Anatomy of a precision-voltage reference

Voltage references are critical components in any system because they determine system accuracy. They determine the accuracy of ADCs, DACs, and feedback systems. For example, in a correctly designed linear-feedback system, multiplying the voltage reference by the system-transfer function gives the output voltage (current). The voltage-reference tolerance and drift transfer to the output, and Murphy's Law usually ensures that these errors show up in the most disadvantageous manner.

A good place to start the study of voltage references is by looking at zener diodes, which have been around for a long time. A semiconductor diode is a pn junction you make in a semiconductor material, such as silicon. You make this junction by diffusing (doping) an excess of electrons (phosphorus) into one side of the bar (n) and diffusing a deficiency of electrons (holes caused by boron) into the other side of the bar (p). The diffusions leave impurities—phosphorus and boron atoms—that lower the silicon-bar resistance. When you forward-bias the pn junction (diode), current readily flows. When you reverse-bias the pn junction, the area surrounding the junction is charge-depleted. However, a small current, known as "reverse-saturation current," flows when you apply reverse voltage because the doping is not perfect.

As the reverse-junction voltage increases beyond the voltage-breakdown point, reverse-current conduction across the junction interface increases rapidly.
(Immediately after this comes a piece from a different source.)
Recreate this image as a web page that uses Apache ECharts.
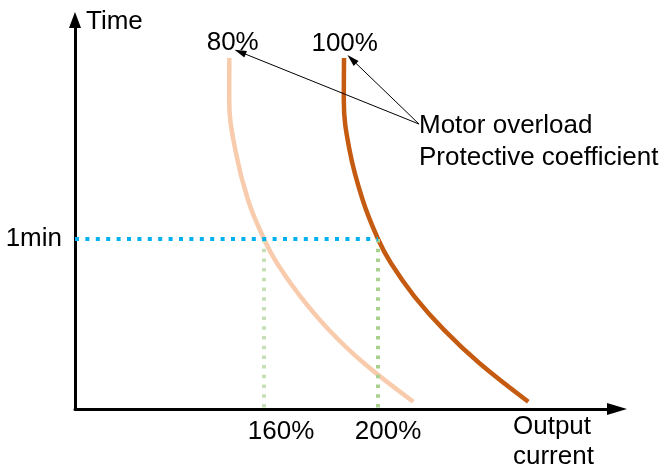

The transition from the reverse-saturation current to heavy reverse conductance is sharp and well-defined in most diodes and is known as the "zener knee." Small reverse-voltage increases beyond the breakdown voltage produce large current changes; thus, the reverse-biased diode becomes a constant-voltage device when limited current exists. Different doping schemes create two breakdown mechanisms: zener breakdown and avalanche breakdown. Although engineers often confuse the breakdown mechanisms, it is important to know that zener breakdown has a negative temperature coefficient, and avalanche breakdown has a positive temperature coefficient.

Zener diodes range from 2 to 200V, but they have lots of problems, such as output impedance of 5Ω or greater, poor initial tolerance (5% nominal), temperature coefficients of –4 to +100 mV/°C, and voltage noise of 400 µV rms. Furthermore, zener diodes often have a soft knee, so they require bias currents as large as 20 mA to obtain the specified accuracy. Engineers have over the years reduced but not eliminated these problems, so they still exist in discrete diodes.

The zener-diode-regulator circuit consists of a bias resistor that connects to the power supply, a zener diode that connects from the bias resistor to ground, and the output voltage across the zener diode. When the temperature coefficient gets out of hand, you add another diode in series with the zener diode in an attempt to cancel the temperature coefficients. When the output current ruins the regulation because of the voltage drop across the zener impedance, an amplifier buffers the zener diode. When you require more accuracy, put the zener diode in a temperature-controlled oven. Manufacturers often grade and bin zener diodes to obtain improved initial tolerances. IC manufacturers recognize that zener diodes have problems, so they have begun to use IC-design and -manufacturing techniques to offer temperature-compensated, high-accuracy, buffered zener diodes. These ICs have transmuted into IC voltage references.